Принцип романтической биографии как соответствия признанному образу держался долго. Затем биографии стали создаваться, напротив, на основе критической проверки фактов. Это не означает, конечно, будто раньше и фактов не проверяли, но важен принцип, цель. Так, Анненков, взявший у романтиков только форму, но работавший уже не в романтическую эпоху, нарушал сложившийся образ Пушкина в очень большой мере. Нарушение ведь необязательно должно сводиться к какому-то нелицеприятному разоблачению. Напротив, поэт может быть возвышен, как и получилось у Анненкова. Но важен опять-таки самый принцип: думали о поэте одно, читали совсем другое… Ходячие представления о личности Пушкина сводились, в общем, к тому, что это был «гуляка праздный», только поэт, птица певчая. На страницах книги Анненкова развертывались труды и дни литературного труженика, человека государственного ума, философских наклонностей, историка-исследователя… Если при разборе пушкинских бумаг современники, наиболее близкие, могли удивляться: «Пушкин – мыслитель, кто бы мог подумать!», то книга Анненкова, написанная на основе тех самых бумаг, делала это представление, совершенно новое, широким достоянием.

В начале нашего века на Западе стали появляться одна за другой своеобразные антибиографии, сугубо направленные против каких бы то ни было привычных представлений о выдающихся личностях. В результате, конечно, какие-то застарелые легенды и мифы окончательно развеялись. Но ведь сами эти книги были тоже мифы, легенды навыворот – по сравнению с «засахаренным ангелом», другая крайность, тоже неправда. Позднее, в процессе диалектического «снятия» противоположных крайностей, биографии попробовали сделать исключительно документальными. И превратились они, по выражению Бернарда Шоу, в подобие адресно-справочной книги, где цельного образа, понятно, не найти, но зато имеется полный, прямо алфавитный свод сведений, вся подноготная, в том числе «счета за стирку», что когда-то были камнем преткновения и для почитателей, и для ниспровергателей. И вот все на виду, а личность, привлекавшую мир, увидеть как-то не удается! Что же делать? И только теперь соотечественники Байрона, начавшие еще при его жизни записывать разговоры и составлять о нем записки, пришли к идее монтажа, подобного вересаевскому. Такие же антологии известны ныне итальянским и немецким читателям о своих поэтах. Идея, подсказанная в пушкинском случае совершенно особенным соотношением жизни поэта и эпохи, в которую он жил, принципиальным включением в его биографию почти всего содержания текущего момента с его индивидуальными отголосками в различных людях, в его собственной судьбе, оказалась чрезвычайно плодотворной.

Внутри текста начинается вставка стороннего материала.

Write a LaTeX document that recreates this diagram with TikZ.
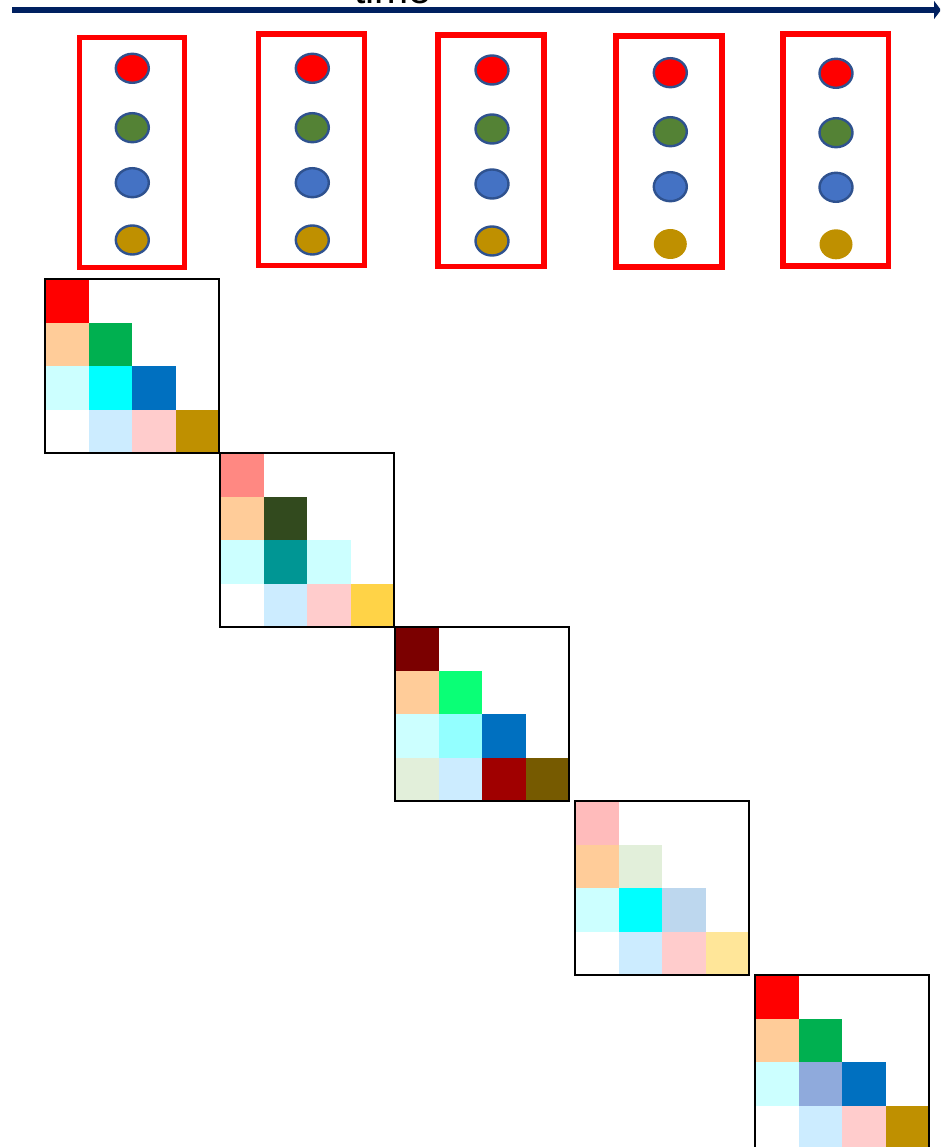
\documentclass[tikz,border=0pt]{standalone}
\usepackage{fontspec}
\setmainfont{Liberation Sans}
\usetikzlibrary{arrows.meta,shapes.geometric}
\definecolor{navy}{HTML}{002060}
\definecolor{cred}{HTML}{FF0000}
\definecolor{cgreen}{HTML}{548235}
\definecolor{cblue}{HTML}{4472C4}
\definecolor{cgold}{HTML}{BF9000}
\definecolor{cedge}{HTML}{2F528F}
\definecolor{peach}{HTML}{FFCC99}
\definecolor{lcyan}{HTML}{CCFFFF}
\definecolor{lblue}{HTML}{CCECFF}
\definecolor{lpink}{HTML}{FFCCCC}
\definecolor{mgreen}{HTML}{00B050}
\definecolor{aqua}{HTML}{00FFFF}
\definecolor{dblue}{HTML}{0070C0}
\definecolor{salmon}{HTML}{FF8882}
\definecolor{olive}{HTML}{324A1E}
\definecolor{teal2}{HTML}{009694}
\definecolor{yel}{HTML}{FFD347}
\definecolor{maroon}{HTML}{7B0000}
\definecolor{spring}{HTML}{0AFF76}
\definecolor{aqua2}{HTML}{93FFFF}
\definecolor{lgreen}{HTML}{E2EFDA}
\definecolor{dred}{HTML}{A00000}
\definecolor{brown2}{HTML}{765A00}
\definecolor{rose}{HTML}{FFBBBB}
\definecolor{steel}{HTML}{BDD7EE}
\definecolor{lyel}{HTML}{FFE699}
\definecolor{perw}{HTML}{8FAADC}
\newcommand{\mymat}[3]{%
  \foreach \r/\c/\col in {#3} {\fill[\col] (#1+\c*43.5,#2+\r*43.5) rectangle ++(43.5,43.5);}
  \draw[matframe] (#1,#2) rectangle ++(174,174);}
\begin{document}
\begin{tikzpicture}[x=1pt,y=-1pt,
  redbox/.style={draw=cred,line width=5.5pt},
  dot/.style={ellipse,draw=cedge,line width=2.4pt,minimum width=33pt,minimum height=29pt,inner sep=0pt},
  flat/.style={ellipse,minimum width=33pt,minimum height=30pt,inner sep=0pt},
  matframe/.style={draw=black,line width=2pt},
  timeline/.style={draw=navy,line width=5.5pt,-{Triangle[length=7pt,width=18pt]}}]
\useasboundingbox (0,0) rectangle (940,1147);
\clip (0,0) rectangle (940,1147);
% time axis
\coordinate (ta) at (12,10);
\coordinate (tb) at (941,10);
\node[anchor=base,inner sep=0pt,font=\fontsize{41}{41}\selectfont] (time) at (393,4) {time};
\draw[timeline] (ta) -- (tb);
% red boxes
\draw[redbox] (79.5,37.5) rectangle (184.5,267.5);
\draw[redbox] (258.5,34) rectangle (364.5,265.5);
\draw[redbox] (438,35) rectangle (544,266.5);
\draw[redbox] (616,36) rectangle (722,267);
\draw[redbox] (783,34) rectangle (888.5,266);
% dots
\node[dot,fill=cred] (a1) at (132.3,68.3) {};
\node[dot,fill=cgreen] (a2) at (132.3,127.7) {};
\node[dot,fill=cblue] (a3) at (132.3,182.7) {};
\node[dot,fill=cgold] (a4) at (132.3,240) {};
\node[dot,fill=cred] (b1) at (312.3,68.3) {};
\node[dot,fill=cgreen] (b2) at (312.3,127.7) {};
\node[dot,fill=cblue] (b3) at (312.3,182.7) {};
\node[dot,fill=cgold] (b4) at (312.3,240) {};
\node[dot,fill=cred] (c1) at (492,70) {};
\node[dot,fill=cgreen] (c2) at (492,129) {};
\node[dot,fill=cblue] (c3) at (492,184) {};
\node[dot,fill=cgold] (c4) at (492,241) {};
\node[dot,fill=cred] (d1) at (670.3,72.7) {};
\node[dot,fill=cgreen] (d2) at (670.3,131.7) {};
\node[dot,fill=cblue] (d3) at (670.3,186.7) {};
\node[flat,fill=cgold] (d4) at (670.3,244) {};
\node[dot,fill=cred] (e1) at (836,73.3) {};
\node[dot,fill=cgreen] (e2) at (836,132.7) {};
\node[dot,fill=cblue] (e3) at (836,187.3) {};
\node[flat,fill=cgold] (e4) at (836,244.3) {};
% matrices
\mymat{45}{279}{0/0/cred,1/0/peach,1/1/mgreen,2/0/lcyan,2/1/aqua,2/2/dblue,3/1/lblue,3/2/lpink,3/3/cgold}
\mymat{220}{453}{0/0/salmon,1/0/peach,1/1/olive,2/0/lcyan,2/1/teal2,2/2/lcyan,3/1/lblue,3/2/lpink,3/3/yel}
\mymat{395}{627}{0/0/maroon,1/0/peach,1/1/spring,2/0/lcyan,2/1/aqua2,2/2/dblue,3/0/lgreen,3/1/lblue,3/2/dred,3/3/brown2}
\mymat{575}{801}{0/0/rose,1/0/peach,1/1/lgreen,2/0/lcyan,2/1/aqua,2/2/steel,3/1/lblue,3/2/lpink,3/3/lyel}
\mymat{755}{975}{0/0/cred,1/0/peach,1/1/mgreen,2/0/lcyan,2/1/perw,2/2/dblue,3/1/lblue,3/2/lpink,3/3/cgold}
\end{tikzpicture}
\end{document}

Итак, принцип монтажа. Говорит эпоха, говорит множество разноречивых голосов, но, поскольку говорят они об одном и том же человеке, облик его четко прорисовывается. Вересаев взял на себя задачу, казалось бы, скромную, подготовительную, разведывательную. За неимением связной биографии, в которой бы известная нам сумма фактов была бы сфокусирована, придется предложить подборку, мозаику сведений, согласующихся и спорящих между собой. Такова исходная посылка. И Вересаев проделал колоссальную работу по собиранию и систематизации свидетельств современников и документов. Идею сформулировал еще Гете, который сказал, что поэт творит много книг, создавая одну – книгу своей жизни. И Вересаев называет свой труд – «Пушкин в жизни».

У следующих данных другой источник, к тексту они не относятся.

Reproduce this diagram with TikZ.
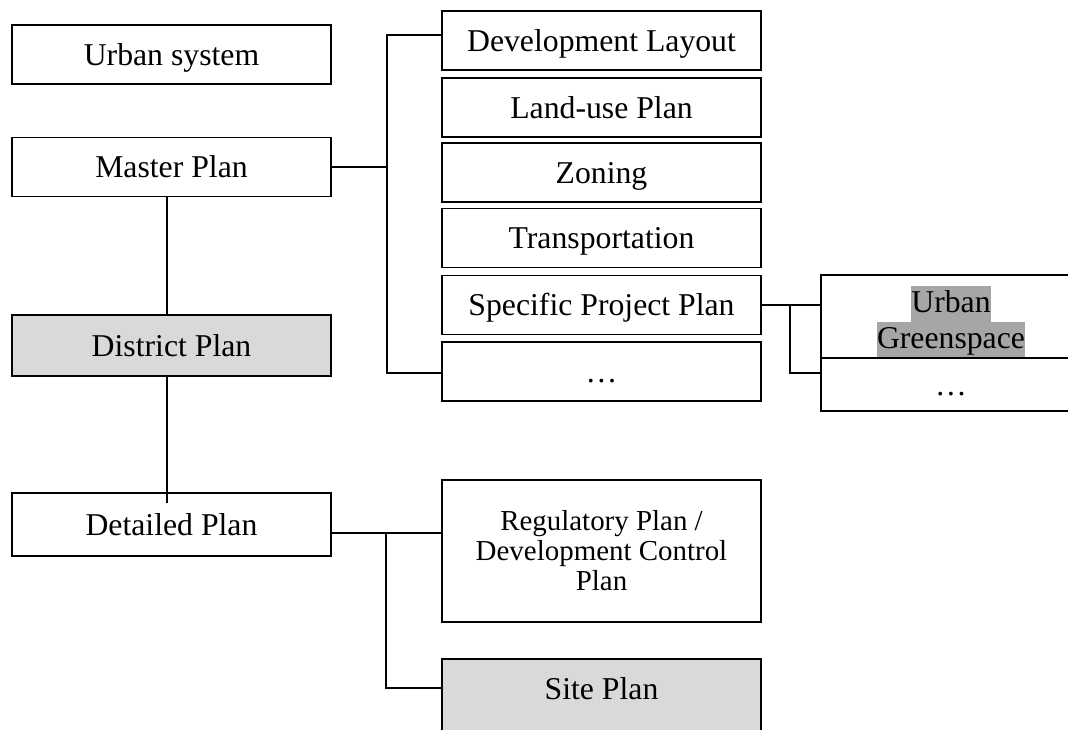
\documentclass[tikz,border=0pt]{standalone}
\usepackage{fontspec}
\setmainfont{Liberation Serif}
\definecolor{lg}{HTML}{D9D9D9}
\definecolor{hl}{HTML}{A6A6A6}
\newcommand\hlw[1]{{\setlength{\fboxsep}{0pt}\colorbox{hl}{\rule[-6.5pt]{0pt}{27pt}#1}}}
\begin{document}
\begin{tikzpicture}[x=0.75pt,y=-0.75pt,
  box/.style={draw=black, line width=1.2pt, inner sep=0pt, fill=white,
    minimum width=239.25pt, minimum height=44.25pt, align=center,
    font=\fontsize{23.8pt}{27pt}\selectfont},
  one/.style={text height=16.3pt, text depth=0pt},
  gbox/.style={box, minimum width=195pt},
  conn/.style={draw=black, line width=0.95pt}]
\useasboundingbox (0,0) rectangle (1068,729);
\clip (0,0) rectangle (1068,729);
% left column
\node[box, one] (us) at (171.5,54.5) {Urban system};
\node[box, one] (mp) at (171.5,167) {Master Plan};
\node[box, one, fill=lg, minimum height=45.75pt] (dp) at (171.5,345.5) {District Plan};
\node[box, one, minimum height=47.25pt] (dtp) at (171.5,524.5) {Detailed Plan};
% right column
\node[box, one] (dl) at (601.5,40.5) {Development Layout};
\node[box, one] (lu) at (601.5,107.5) {Land-use Plan};
\node[box, one] (zn) at (601.5,172.5) {Zoning};
\node[box, one] (tr) at (601.5,238) {Transportation};
\node[box, one] (spp) at (601.5,305) {Specific Project Plan};
\node[box, one] (dots) at (601.5,371.5) {\dots};
\node[box, minimum height=106.5pt, font=\fontsize{21.7pt}{22.5pt}\selectfont] (reg) at (601.5,551)
  {Regulatory Plan /\\Development Control\\Plan};
\node[box, one, fill=lg, minimum height=64.5pt, text depth=20.8pt] (sp) at (601.5,702) {Site Plan};
% far right
\node[gbox, minimum height=62.25pt] (ug) at (951,316.5)
  {\rule{0pt}{28pt}\hlw{Urban}\\\hlw{Greenspace}};
\node[gbox, one, minimum height=39.75pt] (ugd) at (951,384.5) {\dots};
% connector coordinates
\coordinate (b1) at (387,35);
\coordinate (b2) at (387,373);
\coordinate (v1) at (167,0);
\coordinate (v2) at (167,503);
\coordinate (b3) at (386,533);
\coordinate (b4) at (386,688);
\coordinate (b5) at (790,305);
\coordinate (b6) at (790,373);
% connectors
\draw[conn] (mp.east) -- (mp.east -| b1);
\draw[conn] (b1 -| dl.west) -- (b1) -- (b2) -- (b2 -| dots.west);
\draw[conn] (mp.south -| v1) -- (dp.north -| v1);
\draw[conn] (dp.south -| v1) -- (v2);
\draw[conn] (dtp.east |- b3) -- (b3 -| reg.west);
\draw[conn] (b3) -- (b4) -- (b4 -| sp.west);
\draw[conn] (spp.east) -- (spp.east -| ug.west);
\draw[conn] (b5) -- (b6) -- (b6 -| ugd.west);
\end{tikzpicture}
\end{document}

Дело не только в объеме проделанного труда. Вересаев проявил интуицию искателя-исследователя и чутье художника. Скажем, какие сведения о Пушкине можно найти в письмах И. С. Аксакова? Это человек другого поколения, Пушкина он не знал. Действительно, ничего о Пушкине в его письмах мы не найдем, а Вересаев нашел. Правда, найденное им характеризует не самого Пушкина, а его близкую знакомую А. О. Смирнову-Россет, но в таких резких, отчетливых тонах, что получается характеристика не одной Смирновой, но самого стиля жизни высшего слоя петербургского общества, в котором поэт принужден был находиться в последние годы жизни.